See the relevant section in Documentation/process/5.Posting.rst


> > > +
> > > +       kfree(gem_obj->label);
> > > +
> > > +       gem_obj->label = adopted_label;
> >
> > Do we have any protection of ->label wrt concurrent access? Say two
> > writers, attempting to both set the label.
> >
>
> Great catch. I'll protect this from concurrent access.
>
> >
> > > +
> > > +       if (!dev->driver->set_label || args->len > PAGE_SIZE)
> >
> > AFAICT the PAGE_SIZE check should be a EINVAL.
> >
> > Additionally, It would be better, to use the default implementation
> > when the function pointer is not explicitly set.
> > That should allow for more consistent and easier use.
> >
> > Think about the time gap (esp. for some distributions) between the
> > kernel feature landing and being generally accessible to userspace.
> >
>
> This is intentional since vmgfx uses TTM and the DRM helpers would not work.
> Sure, we could simply add a patch to the series that hooks up the relevant
> code to vmgfx and then calls the DRM label helper for all other drivers, but
> I'd rather have driver developers explicitly opt into this functionality.
>
How about we add a simple drm_core_check_feature(dev, DRIVER_GEM)
check + return appropriate errno.
Grep ^^ for examples.

The check will trigger on vmwgfx and some UMS drivers.

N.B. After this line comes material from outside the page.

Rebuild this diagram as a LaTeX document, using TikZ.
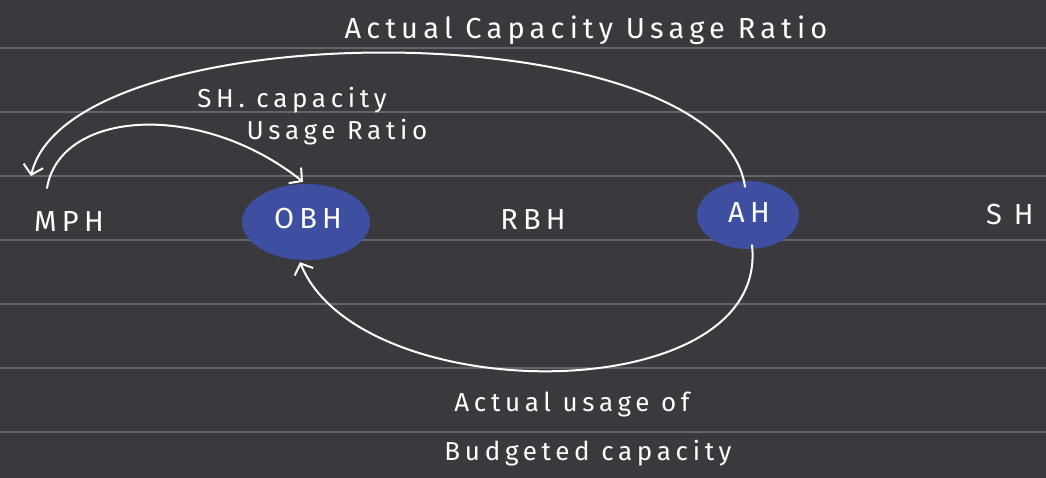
\documentclass[tikz,border=0pt]{standalone}
\usepackage{fontspec}
\usetikzlibrary{arrows.meta,shapes.geometric}
\newfontfamily\hand{Fira Sans}[LetterSpace=18]
\definecolor{board}{RGB}{58,57,62}
\definecolor{rule}{RGB}{102,101,108}
\definecolor{blob}{RGB}{62,78,160}
\tikzset{
  ink/.style={draw=white,line width=2pt,line cap=round},
  tip/.style={-{Straight Barb[length=9pt,width=20pt,line width=2pt]}},
  word/.style={text=white,inner sep=0pt,font=\hand\fontsize{29}{33}\selectfont},
  small/.style={word,font=\hand\fontsize{26}{30}\selectfont},
  hub/.style={ellipse,fill=blob,inner sep=0pt},
}
\begin{document}
\begin{tikzpicture}[x=1pt,y=-1pt]
  % board and ruled lines
  \fill[board] (0,0) rectangle (1046,478);
  \useasboundingbox (0,0) rectangle (1046,478);
  \foreach \yy in {48,112,176,240,304,368,432}
    \draw[rule,line width=1.2pt] (0,\yy) -- (1046,\yy);

  % hubs
  \node[hub,minimum width=128pt,minimum height=76pt] (OBH) at (306,222) {};
  \node[hub,minimum width=102pt,minimum height=68pt] (AH) at (748,215) {};
  \node[word] (obhlabel) at (308,219) {OBH};
  \node[word] (ahlabel) at (749,213) {AH};
  \node[word] (MPH) at (69,222) {MPH};
  \node[word] (RBH) at (533,220) {RBH};
  \node[word,anchor=west] (SH) at (986,215) {S\hspace{12pt}H};

  % flow labels
  \node[word] (top) at (586,30) {Actual Capacity Usage Ratio};
  \node[small] (sh1) at (292,100) {SH. capacity};
  \node[small] (sh2) at (337,132) {Usage Ratio};
  \node[small] (bot1) at (572,405) {Actual usage of};
  \node[small] (bot2) at (588,453) {Budgeted capacity};

  % connector ends (page y points up, so shifts upward are positive)
  \coordinate (mphin) at ([xshift=-38pt,yshift=46pt]MPH.center);
  \coordinate (mphout) at ([xshift=-22pt,yshift=34pt]MPH.center);

  % flows
  \draw[ink,tip] ([xshift=-3pt,yshift=-6pt]AH.north) .. controls (720,10) and (70,10) .. (mphin);
  \draw[ink,tip] (mphout) .. controls (60,110) and (200,100) .. ([xshift=-3pt,yshift=2pt]OBH.north);
  \draw[ink,tip] ([xshift=4pt,yshift=4pt]AH.south) .. controls (770,410) and (360,410) .. ([xshift=-6pt,yshift=-2pt]OBH.south);
\end{tikzpicture}
\end{document}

> > > +               return -EOPNOTSUPP;
> > > +
> > > +       if (!args->len)
> > > +               label = NULL;
> > > +       else if (args->len && args->label)
> > > +               label = strndup_user(u64_to_user_ptr(args->label),
> > > args->len); +       else
> >
> > Might be worth throwing EINVAL for !len && label... or perhaps not. In
> > either case please document it.
> >
>
> Hm, I'm not entirely sure what documentation I should add here since we
> already document the drm_handle_label struct in the relevant header.
>
Hmm brain fart - the comment should be for the getter. Will elaborate below.

> >
> > > +
> > > +       if (args->label)
> > > +               ret = copy_to_user(u64_to_user_ptr(args->label),
> > > +                                  label,
> > > +                                  args->len);
> > > +
> >
> > Consider the following - userspace allocates less memory than needed
> > for the whole string.
> > Be that size concerns or simply because it's interested only in the
> > first X bytes.
> >
> > If we're interested in supporting that, a simple min(args->len, len)
> > could be used.
> >
>
> I wouldn't be opposed to this if such a need arises in the future.
>
This cannot be changed in the future I'm afraid. The change is pretty
trivial although I haven't seen many ioctls do this.
Perhaps it's not worth it. Here's a quick example, esp for the
DRIVER_GEM thingy.

{
  ...

  if (dev->driver->get_label)
    label = dev->driver->get_label(...);
  else if (drm_core_check_feature(dev, DRIVER_GEM)
    label = generic_gem_impl(...);
  else
    return -EOPNOTSUPP;

  if (!label)
    return -EFAULT;

  args->len = strlen(label) + 1;

  if (args->label)
    return copy_to_user(u64_to_user_ptr(args->label), label, args->len);

  return 0;
}

> > s/int/__u32/ + comment, currently no flags are defined.
> > > +#define DRM_IOCTL_HANDLE_SET_LABEL      DRM_IOWR(0xCF, struct
> > > drm_handle_label)
> > Pretty sure that WR is wrong here, although I don't recall we should
> > be using read or write only.
> > Unfortunately many drivers/ioctls get this wrong :-\
> >
>
> From a quick read of the IO{W,R} documentation, I suppose we should be marking
> SET_LABEL as DRM_IOW and GET_LABEL as DRM_IOR.
>
Are you sure GET_LABEL is unidirectional? The ioctl reads data from
userspace _and_ writes the string length back to userspace.